## start Source excerpt

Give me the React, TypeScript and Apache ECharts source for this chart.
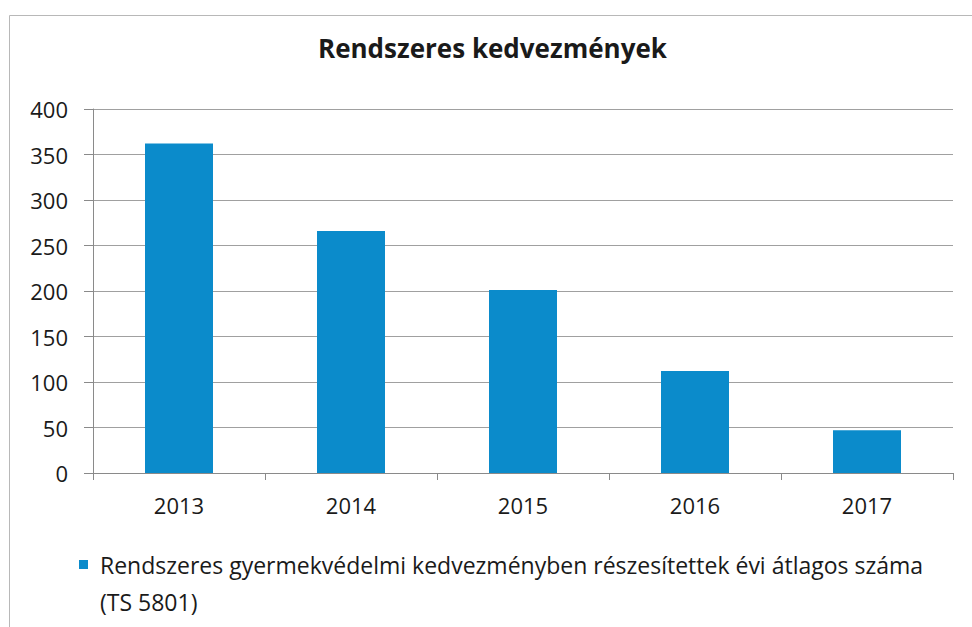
import React, { useEffect, useRef } from "react";
import * as echarts from "echarts";

const titleText = "Rendszeres kedvezmények";
const categories = ["2013", "2014", "2015", "2016", "2017"];
const seriesName = "Rendszeres gyermekvédelmi kedvezményben részesítettek évi átlagos száma";
const legendSecondLine = "(TS 5801)";
const values = [362, 266, 201, 112, 47];
const yMin = 0;
const yMax = 400;
const yInterval = 50;

const FONT = "'Open Sans', 'Noto Sans', sans-serif";

export default function App() {
  const ref = useRef<HTMLDivElement>(null);
  useEffect(() => {
    document.body.style.margin = "0";
    if (!ref.current) return;
    const chart = echarts.init(ref.current, undefined, { renderer: "svg" });
    chart.setOption({
      animation: false,
      backgroundColor: "#ffffff",
      textStyle: { fontFamily: FONT },
      title: {
        text: titleText,
        left: 318,
        top: 35,
        padding: 0,
        textStyle: { fontSize: 26, fontWeight: "bold", color: "#1a1a1a", fontFamily: FONT },
      },
      graphic: [
        {
          type: "rect",
          shape: { x: 9.5, y: 15.5, width: 980, height: 640 },
          style: { fill: "none", stroke: "#b8b8b8", lineWidth: 1 },
          silent: true,
        },
      ],
      legend: {
        left: 79,
        top: 509,
        padding: 0,
        itemWidth: 9,
        itemHeight: 9,
        icon: "rect",
        data: [seriesName],
        formatter: (n: string) => "\n" + n + "\n" + legendSecondLine,
        textStyle: {
          fontSize: 23,
          lineHeight: 37,
          color: "#1a1a1a",
          fontFamily: FONT,
          padding: [0, 0, 0, 7],
        },
      },
      grid: { left: 93, right: 19, top: 109, bottom: 154, containLabel: false },
      xAxis: {
        type: "category",
        data: categories,
        axisLine: { show: true, lineStyle: { color: "#8a8a8a", width: 1 } },
        axisTick: { show: true, length: 7, lineStyle: { color: "#8a8a8a" } },
        axisLabel: { fontSize: 22, color: "#1a1a1a", margin: 21, fontFamily: FONT },
      },
      yAxis: {
        type: "value",
        min: yMin,
        max: yMax,
        interval: yInterval,
        axisLine: { show: true, lineStyle: { color: "#8a8a8a", width: 1 } },
        axisTick: { show: true, length: 9, lineStyle: { color: "#8a8a8a" } },
        axisLabel: { fontSize: 22, color: "#1a1a1a", margin: 25, fontFamily: FONT },
        splitLine: { show: true, lineStyle: { color: "#a0a0a0", width: 1 } },
      },
      series: [
        {
          name: seriesName,
          type: "bar",
          data: values,
          barWidth: 68,
          itemStyle: { color: "#0b8bcb" },
        },
      ],
    });
    return () => chart.dispose();
  }, []);
  return <div ref={ref} style={{ width: 972, height: 627 }} />;
}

## end Source excerpt

__Problem description__:
Please transcribe the material above exactly as written. Leave the pictures out.

__Final result__:
Give me the React, TypeScript and Apache ECharts source for this chart.
import React, { useEffect, useRef } from "react";
import * as echarts from "echarts";

const titleText = "Rendszeres kedvezmények";
const categories = ["2013", "2014", "2015", "2016", "2017"];
const seriesName = "Rendszeres gyermekvédelmi kedvezményben részesítettek évi átlagos száma";
const legendSecondLine = "(TS 5801)";
const values = [362, 266, 201, 112, 47];
const yMin = 0;
const yMax = 400;
const yInterval = 50;

const FONT = "'Open Sans', 'Noto Sans', sans-serif";

export default function App() {
  const ref = useRef<HTMLDivElement>(null);
  useEffect(() => {
    document.body.style.margin = "0";
    if (!ref.current) return;
    const chart = echarts.init(ref.current, undefined, { renderer: "svg" });
    chart.setOption({
      animation: false,
      backgroundColor: "#ffffff",
      textStyle: { fontFamily: FONT },
      title: {
        text: titleText,
        left: 318,
        top: 35,
        padding: 0,
        textStyle: { fontSize: 26, fontWeight: "bold", color: "#1a1a1a", fontFamily: FONT },
      },
      graphic: [
        {
          type: "rect",
          shape: { x: 9.5, y: 15.5, width: 980, height: 640 },
          style: { fill: "none", stroke: "#b8b8b8", lineWidth: 1 },
          silent: true,
        },
      ],
      legend: {
        left: 79,
        top: 509,
        padding: 0,
        itemWidth: 9,
        itemHeight: 9,
        icon: "rect",
        data: [seriesName],
        formatter: (n: string) => "\n" + n + "\n" + legendSecondLine,
        textStyle: {
          fontSize: 23,
          lineHeight: 37,
          color: "#1a1a1a",
          fontFamily: FONT,
          padding: [0, 0, 0, 7],
        },
      },
      grid: { left: 93, right: 19, top: 109, bottom: 154, containLabel: false },
      xAxis: {
        type: "category",
        data: categories,
        axisLine: { show: true, lineStyle: { color: "#8a8a8a", width: 1 } },
        axisTick: { show: true, length: 7, lineStyle: { color: "#8a8a8a" } },
        axisLabel: { fontSize: 22, color: "#1a1a1a", margin: 21, fontFamily: FONT },
      },
      yAxis: {
        type: "value",
        min: yMin,
        max: yMax,
        interval: yInterval,
        axisLine: { show: true, lineStyle: { color: "#8a8a8a", width: 1 } },
        axisTick: { show: true, length: 9, lineStyle: { color: "#8a8a8a" } },
        axisLabel: { fontSize: 22, color: "#1a1a1a", margin: 25, fontFamily: FONT },
        splitLine: { show: true, lineStyle: { color: "#a0a0a0", width: 1 } },
      },
      series: [
        {
          name: seriesName,
          type: "bar",
          data: values,
          barWidth: 68,
          itemStyle: { color: "#0b8bcb" },
        },
      ],
    });
    return () => chart.dispose();
  }, []);
  return <div ref={ref} style={{ width: 972, height: 627 }} />;
}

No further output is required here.